Here is the great paradox of our faith. By dying we live. In death we find the fullness of life. In emptying ourselves we receive the love for which we long. This is the paradox which makes no sense in the eyes of the world. It is indeed the stone that is rejected which becomes a stumbling block. Yet this pathway of self-emptying is the only way of becoming ‘a chosen race, a royal priesthood, consecrated nation, a people set apart.’
And this is certainly the pathway embraced by those to be ordained this morning.
One moment will spell out this truth with stark clarity. Shortly, these candidates will prostrate themselves on the floor of the Cathedral, taking up a posture of utter vulnerability, of self-abandonment. They do so as a sign of dying to self, so that Christ may raise them up to a new life in him. They do so in the midst of you, their families, friends and fellow disciples, so that your prayers may strengthen and sustain them. They do so in the company of St John Southworth, whose mortal remains, our precious relics, are there alongside them.

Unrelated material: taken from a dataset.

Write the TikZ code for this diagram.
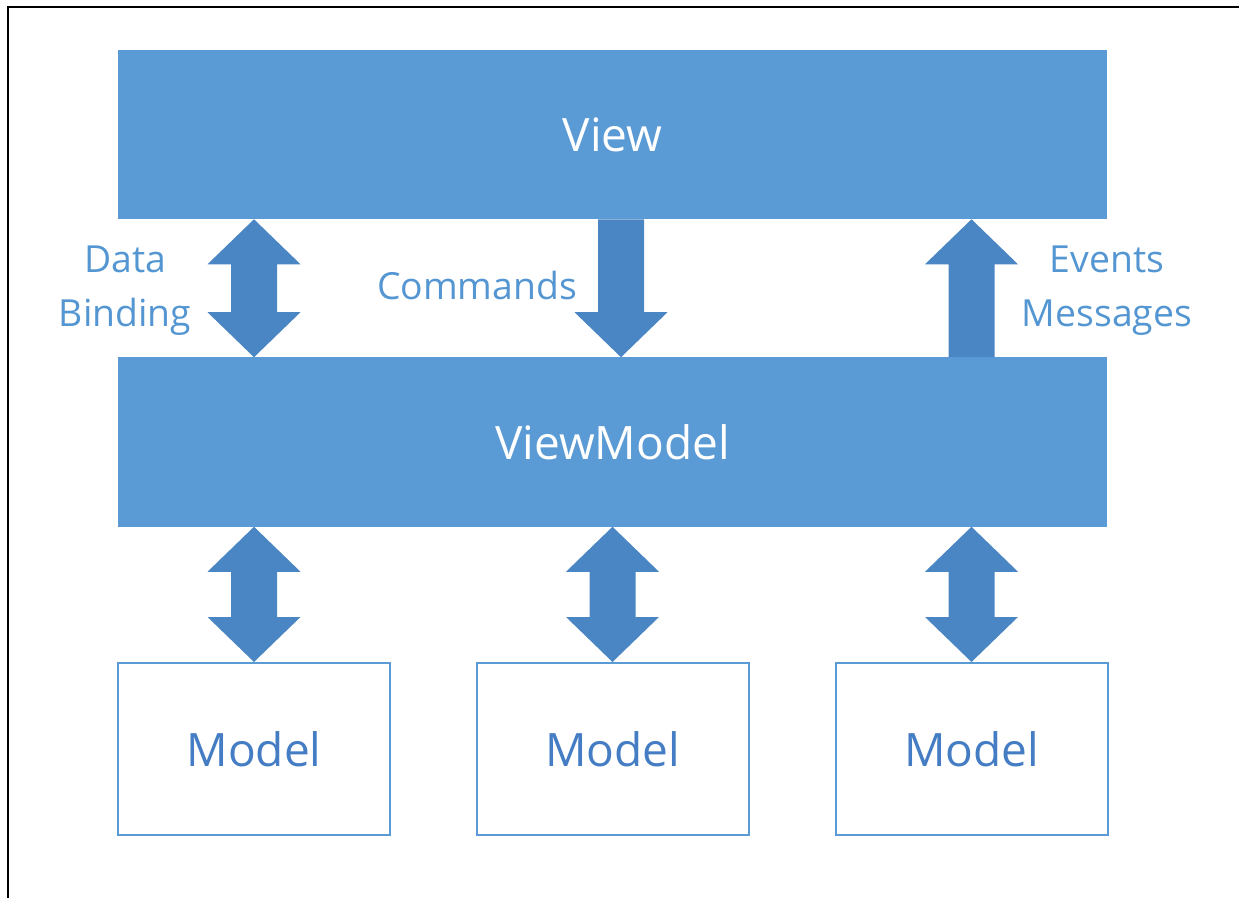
\documentclass[tikz,border=0pt]{standalone}
\usepackage{fontspec}
\setmainfont{Open Sans}
\usetikzlibrary{calc}

\definecolor{boxblue}{RGB}{91,155,213}
\definecolor{arrblue}{RGB}{74,134,196}
\definecolor{lblblue}{RGB}{84,150,210}
\definecolor{mdlblue}{RGB}{68,125,195}

\tikzset{
  layer/.style={fill=boxblue, text=white, minimum width=741.75pt, minimum height=126.75pt,
    inner sep=0pt, font=\fontsize{34.5}{40}\selectfont},
  modelbox/.style={draw=boxblue, line width=1.5pt, fill=white, text=mdlblue,
    minimum width=204pt, minimum height=129pt, inner sep=0pt, font=\fontsize{34.5}{40}\selectfont},
  lbl/.style={text=lblblue, anchor=base, inner sep=0pt, font=\fontsize{28}{34}\selectfont},
  blockarr/.style={fill=arrblue}
}

% block arrows: #1 column, #2 upper node, #3 lower node
\newcommand{\bothwaysarr}[3]{%
  \fill[blockarr] (#2.south -| #1) -- ($(#2.south -| #1)+(46.5,45)$) -- ($(#2.south -| #1)+(23,45)$)
    -- ($(#3.north -| #1)+(23,-45)$) -- ($(#3.north -| #1)+(46.5,-45)$) -- (#3.north -| #1)
    -- ($(#3.north -| #1)+(-46.5,-45)$) -- ($(#3.north -| #1)+(-23,-45)$)
    -- ($(#2.south -| #1)+(-23,45)$) -- ($(#2.south -| #1)+(-46.5,45)$) -- cycle;}
\newcommand{\downarr}[3]{%
  \fill[blockarr] ($(#2.south -| #1)+(-23,0)$) -- ($(#2.south -| #1)+(23,0)$)
    -- ($(#3.north -| #1)+(23,-45)$) -- ($(#3.north -| #1)+(46.5,-45)$) -- (#3.north -| #1)
    -- ($(#3.north -| #1)+(-46.5,-45)$) -- ($(#3.north -| #1)+(-23,-45)$) -- cycle;}
\newcommand{\uparr}[3]{%
  \fill[blockarr] ($(#3.north -| #1)+(-23,0)$) -- ($(#3.north -| #1)+(23,0)$)
    -- ($(#2.south -| #1)+(23,45)$) -- ($(#2.south -| #1)+(46.5,45)$) -- (#2.south -| #1)
    -- ($(#2.south -| #1)+(-46.5,45)$) -- ($(#2.south -| #1)+(-23,45)$) -- cycle;}

\begin{document}
\begin{tikzpicture}[x=0.75pt,y=-0.75pt]
\useasboundingbox (0,0) rectangle (1239,898);

% frame (cut off at right and bottom)
\draw[line width=1.5pt] (8,898) -- (8,7) -- (1239,7);

% layers
\node[layer] (view) at (612.5,134.5) {View};
\node[layer] (vm) at (612.5,442) {ViewModel};

% models
\node[modelbox] (m1) at (254,749) {Model};
\node[modelbox] (m2) at (612.5,749) {Model};
\node[modelbox] (m3) at (971.5,749) {Model};

% arrow columns
\coordinate (colL) at (254,0);
\coordinate (colC) at (621,0);
\coordinate (colM) at (612.5,0);
\coordinate (colR) at (971.5,0);

\bothwaysarr{colL}{view}{vm}
\downarr{colC}{view}{vm}
\uparr{colR}{view}{vm}

\bothwaysarr{colL}{vm}{m1}
\bothwaysarr{colM}{vm}{m2}
\bothwaysarr{colR}{vm}{m3}

% labels
\node[lbl] (data) at (125,273) {Data};
\node[lbl] (binding) at (125,327) {Binding};
\node[lbl] (commands) at (477,300) {Commands};
\node[lbl] (events) at (1107,273) {Events};
\node[lbl] (messages) at (1107,327) {Messages};

\end{tikzpicture}
\end{document}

But if we look more closely, we will notice that the saint lies with his face turned upward to God, already full of the glory of the risen Christ. For our part, we prostrate ourselves face downward, knowing that we depend on God’s mercy and grace. The one who is dead is now fully alive in God. We who are alive seek to die in Christ so that he may live in us.
Only in this way can we truly become the holy people of God, living stones of the Church. Only in this way will there be, in your inner souls, the emptiness, the openness, that God can fill with the spirit and power of Christ the High Priest so that you may become his hands, his mouth, for his actions and his words in the Church and in our world.
In this act of ordination God exercises a total claim over your lives, setting you apart for himself in a particular way. Such is the nature of priestly holiness.
Yet it must not be misunderstood. Holiness is a setting apart. Everything we bless and consecrate is indeed set apart for God. Yet this being set apart is, at the same time, a being sent out on mission. This is true of Christ: consecrated by the Holy Spirit, abandoning himself to death on the cross, yet at the same time fulfilling the mission given by the Father of bringing love and compassion especially to those most in need. Our consecration to God, as a baptised people, as priests and bishops, is inseparably our mission of service to others. The holiness we receive, for which we strive, lies always in our being for the world.
This is the lesson we learn from St John Southworth. Risking his life, he returned again and again to his ministry in the streets around this Cathedral, bringing comfort and love to the poor and the dying, opening for them the sacraments of Christ’s love and the Gospel of his mercy. He is a model for every priest. And, like his Master, our saint gave up his life in a painful death, and we, today, treasure his remains and reverence them with love and gratitude.
But, like every priest, St John Southworth wants us to turn our gaze away from him and onto Christ alone. As the Gospel has told us, we are to gaze on the one whom we have pierced. We are to gaze each day on the wounded Christ, for from his wounds flow life and grace and in his wounds we are made whole.
This is what our new priests will do. Each day they will gaze on Christ, our wounded Saviour, in prayer and contemplation, knowing that he alone is the source and power of their ministry. Each day at Mass they will hold him before us as, at the consecration, they raise his Body for our adoration. And each day they will attend to the pierced Christ in the pain, dismay and brokenness of so many of his people.
This, then, is the business of the priest: to be a companion in brokenness, in, through and with Christ who himself was broken for our sake. We may not be very good. We are ordinary people trying to fulfil an extraordinary vocation. And so we, more than all, must set ourselves close to Christ each day. For he alone is our hope and our salvation. To him alone is all glory and power. He alone is our priest, bringing us home to our Father through the trials and failures of life. It is the greatest gift of all, our highest dignity, to share in this priesthood, and for these men, two Andrews, Graham and Paolo, to do so through ordination this morning. We pray for them today and always, with all the angels and saints, that their ministry may be blest and our Church enriched. Amen.